Try it out now: https://citation.js.org/api/

The new "Page not Found" page in the same style as the homepage.

Wednesday, February 24, 2021

Mid-week effect of Dutch COVID-19 case reporting

Every week since the start of January I heard headlines like “3963 new infections, a bit more than average”. In context, that meant that the amount of positive COVID-19 that day was higher than the average daily amount of cases in the previous seven days. Even though we heard that every week, overall the cases were going down. What was going on? Well, somewhat unsurprisingly, the amount of reported cases was higher on weekdays than on Monday and in the weekend. The news site I linked above mentions the midweek-effect as well, but on Twitter and on the radio you mainly hear the headline, not the caveats.

Anyway, I wanted to see what the midweek-effect actually looked like. The daily infection data is available from the RIVM website, RIVM being the Dutch National Institute for Public Health and the Environment. I started by reproducing the graph they made, partly to check the file and partly for fun (see Fig. 1).
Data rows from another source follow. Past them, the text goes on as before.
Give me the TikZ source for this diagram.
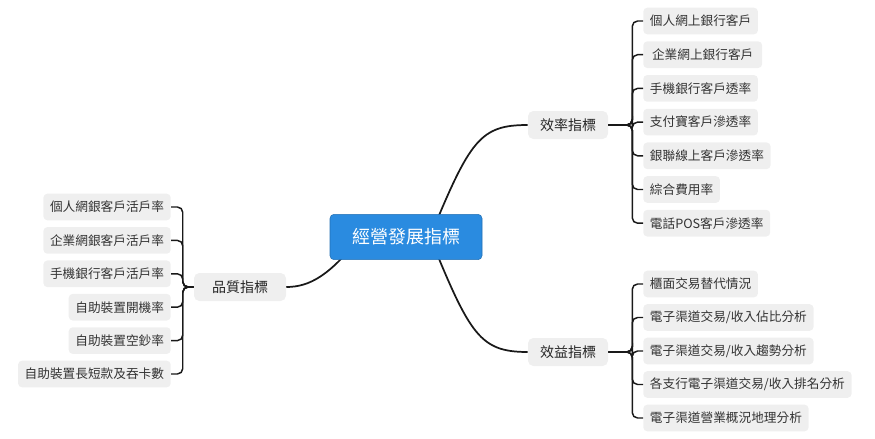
\documentclass[tikz,border=0pt]{standalone}
\usepackage{fontspec}
\setmainfont{Noto Sans CJK TC}
\usetikzlibrary{positioning}
\definecolor{leafgray}{HTML}{EFEFEF}
\definecolor{rootblue}{HTML}{2A8BE0}

\begin{document}
\begin{tikzpicture}[x=0.75pt,y=-0.75pt,
    leaf/.style={fill=leafgray, rounded corners=3pt, inner xsep=5pt, minimum height=20pt, font=\fontsize{9.5}{11}\selectfont, text=black!80},
    branch/.style={fill=leafgray, rounded corners=4pt, minimum width=60pt, minimum height=21pt, font=\fontsize{10.5}{12}\selectfont, text=black!85},
    root/.style={fill=rootblue, draw=rootblue!80!black, rounded corners=3pt, minimum width=114pt, minimum height=34pt, font=\fontsize{13.5}{15}\selectfont, text=white},
    link/.style={line width=1.3pt, black!90},
    brace/.style={line width=1.1pt, black!90, rounded corners=4pt}]
    \useasboundingbox (0,0) rectangle (875,439);

    % links behind the nodes
    \coordinate (rc) at (430,237);
    \coordinate (lc) at (360,237);

    \node[branch] (eff) at (568,125) {效率指標};
    \node[branch] (ben) at (568,352) {效益指標};
    \node[branch, minimum width=69pt] (qual) at (240,287) {品質指標};

    \draw[link] (rc) .. controls (470,140) and (480,125) .. (eff.west);
    \draw[link] (rc) .. controls (470,335) and (480,352) .. (ben.west);
    \draw[link] (lc) .. controls (330,275) and (310,287) .. (qual.east);

    \node[root] (main) at (406,237) {經營發展指標};

    % efficiency leaves
    \foreach \t [count=\i] in {個人網上銀行客戶,{\,企業網上銀行客戶\,},手機銀行客戶透率,支付寶客戶滲透率,銀聯線上客戶滲透率,綜合費用率,電話POS客戶滲透率}{
      \node[leaf, anchor=west] (e\i) at (643,{21+33.7*(\i-1)}) {\t};
      \draw[brace] (eff.east) -- ++(24,0) |- (e\i.west);
    }

    % benefit leaves
    \foreach \t [count=\i] in {櫃面交易替代情況,電子渠道交易/收入佔比分析,電子渠道交易/收入趨勢分析,各支行電子渠道交易/收入排名分析,電子渠道營業概況地理分析}{
      \node[leaf, anchor=west] (b\i) at (643,{284+33.5*(\i-1)}) {\t};
      \draw[brace] (ben.east) -- ++(24,0) |- (b\i.west);
    }

    % quality leaves
    \foreach \t [count=\i] in {個人網銀客戶活戶率,企業網銀客戶活戶率,手機銀行客戶活戶率,自助裝置開機率,自助裝置空鈔率,自助裝置長短款及吞卡數}{
      \node[leaf, anchor=east] (q\i) at (171,{207+33.4*(\i-1)}) {\t};
      \draw[brace] (qual.west) -- ++(-11,0) |- (q\i.east);
    }
\end{tikzpicture}
\end{document}
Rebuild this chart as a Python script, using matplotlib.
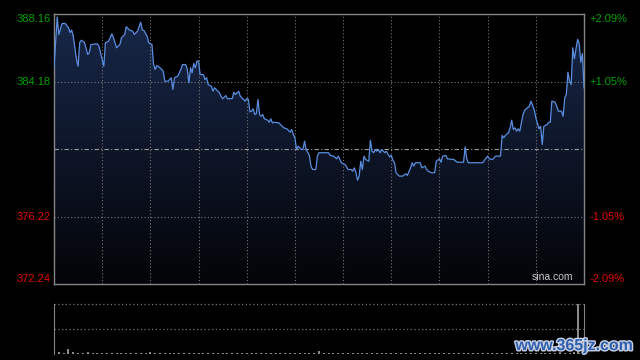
import matplotlib
matplotlib.use("Agg")
import matplotlib.pyplot as plt
import matplotlib.patheffects as pe
from matplotlib.colors import LinearSegmentedColormap
from matplotlib.patches import Polygon
import numpy as np

# intraday price (HK session, minutes from the open)
prev_close = 380.20
y_lo, y_hi = 372.24, 388.16
price_labels = ["388.16", "384.18", "376.22", "372.24"]
pct_labels = ["+2.09%", "+1.05%", "-1.05%", "-2.09%"]
label_values = [388.16, 384.18, 376.22, 372.24]

minutes = [
    0, 2, 3, 5, 7, 9, 10, 11, 12, 14, 15, 16, 17, 19, 21, 22, 23, 27, 28, 31,
    32, 34, 36, 37, 39, 41, 42, 44, 45, 47, 49, 50, 52, 54, 55, 56, 58, 59, 61, 62,
    63, 64, 66, 68, 69, 71, 73, 74, 75, 77, 79, 80, 82, 83, 84, 85, 86, 87, 88, 89,
    90, 91, 93, 94, 95, 96, 98, 99, 100, 101, 103, 104, 105, 107, 108, 111, 112, 113, 115, 116,
    118, 119, 120, 121, 122, 123, 124, 125, 126, 127, 128, 129, 130, 131, 133, 134, 135, 136, 137, 140,
    143, 145, 147, 148, 149, 150, 151, 152, 153, 154, 155, 156, 157, 159, 160, 161, 163, 164, 165, 166,
    171, 172, 174, 176, 177, 179, 181, 182, 183, 185, 186, 187, 188, 189, 190, 191, 192, 193, 194, 196,
    197, 198, 199, 200, 201, 202, 203, 204, 206, 207, 208, 209, 210, 211, 212, 213, 215, 217, 219, 220,
    222, 223, 224, 225, 228, 229, 231, 232, 233, 235, 237, 238, 240, 241, 242, 244, 245, 249, 251, 255,
    256, 257, 258, 267, 268, 270, 271, 273, 275, 278, 279, 280, 281, 283, 284, 285, 286, 287, 288, 289,
    290, 292, 293, 294, 296, 297, 299, 300, 302, 303, 304, 305, 307, 308, 309, 310, 312, 313, 314, 316,
    317, 318, 319, 320, 321, 322, 323, 324, 326, 327, 328, 329, 330,
]
prices = [
    385.01, 387.99, 386.95, 387.60, 387.60, 387.35, 387.07, 387.21, 386.85, 385.48,
    385.08, 386.48, 386.61, 386.48, 385.77, 385.89, 386.36, 386.40, 386.26, 385.08,
    386.46, 386.56, 386.99, 386.76, 386.17, 386.36, 386.76, 386.95, 387.41, 387.21,
    387.15, 386.95, 387.15, 387.68, 387.21, 387.19, 386.85, 386.46, 386.36, 385.18,
    384.89, 385.12, 384.99, 384.79, 384.20, 384.20, 384.40, 383.71, 384.40, 384.49,
    384.89, 385.18, 385.18, 384.89, 384.10, 384.99, 384.69, 385.24, 384.99, 385.38,
    385.38, 384.59, 384.59, 384.30, 384.40, 384.00, 383.90, 383.61, 383.81, 383.71,
    383.51, 383.31, 383.16, 383.35, 383.16, 383.18, 383.55, 383.41, 383.61, 383.31,
    383.12, 383.02, 383.18, 383.12, 382.39, 382.43, 382.57, 382.23, 382.29, 383.12,
    382.23, 382.13, 382.23, 381.98, 381.90, 381.78, 381.98, 381.74, 381.78, 381.74,
    381.45, 381.39, 381.19, 381.35, 381.06, 380.86, 380.17, 380.37, 380.27, 380.17,
    380.17, 380.66, 380.17, 379.82, 379.19, 378.99, 378.99, 379.78, 379.98, 379.98,
    379.98, 379.82, 379.78, 379.62, 379.78, 379.39, 379.29, 379.19, 378.99, 378.99,
    378.89, 379.09, 378.80, 378.36, 378.60, 379.48, 378.99, 379.78, 379.58, 379.48,
    380.72, 380.07, 379.98, 380.17, 380.07, 380.17, 379.98, 380.17, 379.98, 380.07,
    379.88, 379.74, 379.82, 379.54, 379.39, 378.80, 378.60, 378.60, 378.74, 378.64,
    379.09, 379.39, 379.19, 379.39, 379.39, 379.09, 379.19, 378.99, 378.89, 378.80,
    378.80, 379.48, 379.62, 379.42, 379.78, 379.82, 379.62, 379.58, 379.42, 379.42,
    380.33, 379.62, 379.39, 379.39, 379.54, 379.78, 379.62, 379.58, 379.78, 379.78,
    381.00, 380.86, 381.00, 381.16, 381.45, 381.90, 381.35, 381.45, 381.25, 381.39,
    381.25, 382.23, 382.47, 382.57, 382.72, 383.02, 382.53, 382.04, 381.39, 381.54,
    380.47, 381.54, 381.64, 381.78, 381.78, 383.02, 382.96, 382.72, 382.43, 382.43,
    382.13, 383.22, 383.41, 384.73, 384.20, 384.00, 386.17, 385.52, 386.66, 386.42,
    385.32, 385.83, 383.81,
]

# volume, sampled every 3 minutes, plus the closing auction bar
vol_minutes = list(range(0, 331, 3))
volumes = [
    6, 4, 3, 10, 4, 3, 3, 4, 3, 2,
    3, 2, 3, 3, 2, 2, 3, 2, 3, 2,
    4, 3, 2, 3, 2, 2, 2, 3, 2, 2,
    2, 2, 3, 2, 2, 2, 2, 2, 3, 2,
    2, 3, 2, 2, 2, 2, 2, 3, 2, 2,
    3, 2, 2, 2, 3, 6, 2, 2, 2, 2,
    2, 2, 2, 3, 2, 2, 3, 2, 2, 2,
    2, 2, 2, 2, 3, 2, 2, 2, 2, 2,
    2, 2, 2, 2, 2, 2, 2, 2, 2, 2,
    2, 3, 2, 3, 3, 2, 3, 2, 3, 2,
    3, 2, 3, 3, 3, 4, 3, 3, 4, 3, 4,
]
auction_minute = 326
auction_volume = 100

fig = plt.figure(figsize=(6.4, 3.6), dpi=100, facecolor="black")
ax = fig.add_axes([54 / 640, 1 - 284 / 360, 530 / 640, 270 / 360], facecolor="black")
axv = fig.add_axes([54 / 640, 1 - 354 / 360, 530 / 640, 50 / 360], facecolor="black")

grid_c = "#777777"
dot = (0, (1, 2))

# gradient area under the line
cmap = LinearSegmentedColormap.from_list("area", ["#030407", "#18284a"])
grad = np.linspace(1, 0, 256).reshape(-1, 1)
img = ax.imshow(grad, cmap=cmap, aspect="auto", origin="upper",
                extent=[0, 330, y_lo, y_hi], zorder=1)
verts = [(minutes[0], y_lo)] + list(zip(minutes, prices)) + [(minutes[-1], y_lo)]
area = Polygon(verts, closed=True, facecolor="none", edgecolor="none")
ax.add_patch(area)
img.set_clip_path(area)

for m in range(30, 330, 30):
    ax.axvline(m, color=grid_c, ls=dot, lw=0.8, zorder=2)
for v in [384.18, 376.22]:
    ax.axhline(v, color=grid_c, ls=dot, lw=0.8, zorder=2)
ax.axhline(prev_close, color="#9a9a9a", ls=(0, (4, 2, 1, 2)), lw=0.8, zorder=2)

ax.plot(minutes, prices, color="#5a8ee0", lw=0.9, zorder=3)

ax.set_xlim(0, 330)
ax.set_ylim(y_lo, y_hi)
ax.set_xticks([])
ax.set_yticks([])
for s in ax.spines.values():
    s.set_color("#858585")
    s.set_linewidth(1)

tr = ax.get_yaxis_transform()
for i, v in enumerate(label_values):
    col = "#00a000" if v > prev_close else "#e00000"
    va = "top" if i == 0 else ("bottom" if i == 3 else "center")
    ax.text(-0.006, v, price_labels[i], transform=tr, ha="right", va=va,
            color=col, fontsize=8, family="Liberation Sans")
    ax.text(1.011, v, pct_labels[i], transform=tr, ha="left", va=va,
            color=col, fontsize=8, family="Liberation Sans")

ax.text(0.979, 0.008, "sina.com", transform=ax.transAxes, ha="right", va="bottom",
        color="#c8c8c8", fontsize=7.5, family="Liberation Sans")

# volume panel
axv.bar(vol_minutes, volumes, width=1.2, color="#8a8a8a", zorder=2)
axv.bar([auction_minute], [auction_volume], width=1.2, color="#8a8a8a", zorder=2)
axv.set_xlim(0, 330)
axv.set_ylim(0, 100)
axv.set_xticks([])
axv.set_yticks([])
for side in ["top", "bottom"]:
    axv.spines[side].set_visible(False)
for side in ["left", "right"]:
    axv.spines[side].set_color("#858585")
axv.axhline(100, color=grid_c, ls=dot, lw=0.9, clip_on=False)
axv.axhline(50, color=grid_c, ls=dot, lw=0.9)

fig.text(0.8977, 0.040, "www.365jz.com", ha="center", va="center", color="#2f5fae",
         fontsize=11.5, fontweight="bold", family="Liberation Sans",
         path_effects=[pe.withStroke(linewidth=2, foreground="#c9d2e4")])

fig.savefig("out.png", dpi=100, facecolor="black")
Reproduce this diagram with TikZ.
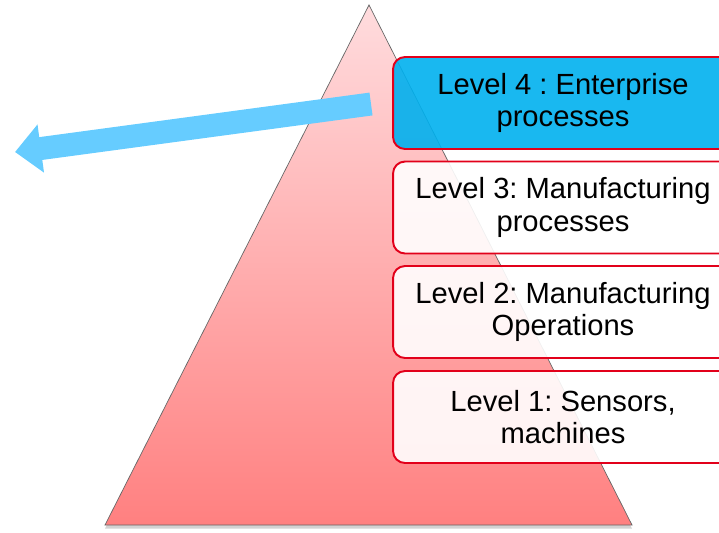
\documentclass[tikz,border=0pt]{standalone}
\usepackage{fontspec}
\setmainfont{Liberation Sans}
\usetikzlibrary{arrows.meta,shadows}
\frenchspacing

\definecolor{boxred}{HTML}{E2001A}
\definecolor{boxblue}{HTML}{00B0EE}
\definecolor{arrowblue}{HTML}{66CCFF}
\definecolor{pyrtop}{HTML}{FFDCDE}
\definecolor{pyrbottom}{HTML}{FF8080}

\tikzset{
  levelbox/.style={draw=boxred, line width=1.1pt, rounded corners=0.24cm,
    fill=white, fill opacity=0.9, text opacity=1,
    minimum width=6.8cm, minimum height=1.84cm, align=center,
    font=\fontsize{16.6}{18.7}\selectfont},
}

\begin{document}
\begin{tikzpicture}[x=0.02cm, y=-0.02cm]
    \useasboundingbox (0,0) rectangle (719,532);
    \clip (0,0) rectangle (719,532);

    % pyramid
    \draw[draw=black!60, thin, top color=pyrtop, bottom color=pyrbottom,
          drop shadow={shadow xshift=0pt, shadow yshift=-2pt, opacity=0.35}]
        (369,5) -- (632,525) -- (105,525) -- cycle;

    % levels
    \node[levelbox, fill=boxblue] (lvlfour) at (563,103) {Level 4 : Enterprise\\processes};
    \node[levelbox] (lvlthree) at (563,207.5) {Level 3: Manufacturing\\processes};
    \node[levelbox] (lvltwo) at (563,312) {Level 2: Manufacturing\\Operations};
    \node[levelbox] (lvlone) at (563,417) {Level 1: Sensors,\\machines};

    % arrow out of level 4
    \coordinate (arrowstart) at (371,104);
    \coordinate (arrowtip) at (15,152);
    \draw[arrowblue, line width=0.46cm, -{Triangle[length=0.52cm,width=0.94cm]}]
        (arrowstart) -- (arrowtip);
\end{tikzpicture}
\end{document}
Amount of new cases on each GGD notification date
Figure 1: Amount of positive COVID-19 tests since the start of December. The date used is the date when the test result was reported to the GGD, the municipal health service. In yellow are the test results RIVM got this week, in purple previous data.

To decompose the various effects in this data, I used R’s stats::stl() function on a time series with frequency=7. This took a while to figure out, as a mis-configuration on my end of the time series led to STL interpreting each day as a season, instead of each week. Because the seasonal effect is multiplicative and not additive, I had to log-transform the data as well. This means the seasonal component has a higher amplitude when the overall amount of cases is higher (see Fig. 2).

Seasonal component and trend of data previously shown
Figure 2: Weekly component and general trend of positive COVID-19 tests, overlayed on daily data. The solid line indicates the overall trend, while the dashed line combines the overall trend with the seasonal component. Yellow still indicates test results from this week, purple the previous data.

In the end, this does not mean much at all. The accepted explanation of the midweek-effect has to do with when tests are carried out and reported; not when infections actually take place. If we look at the cases where the date of disease onset is available (source, Public Domain Mark 1.0), the weekly trend is less present (see Fig. 3).

Seasonal component and trend of new cases per day of disease onset
Figure 3: Number of new confirmed cases per day of disease onset. The solid line indicates the overall trend, while the dashed line combines the overall trend with the seasonal component. The gray area show daily cases.

Comparing the two weekly trends, the midweek-effect of reported cases is higher than the weekly effect of the disease onset of cases. In addition, the latter peaks on Mondays and declines throughout the week before as opposed to the midweek-effect (see Fig. 4). Whether this effect is actually present or another artifact of data reporting is unclear to me.

Weekly pattern of GGD test results and reported disease onsets
Figure 4: Weekly component of reported cases and disease onsets. The solid line shows the pattern for the day of disease onset, the dashed line for the day when the test result is reported.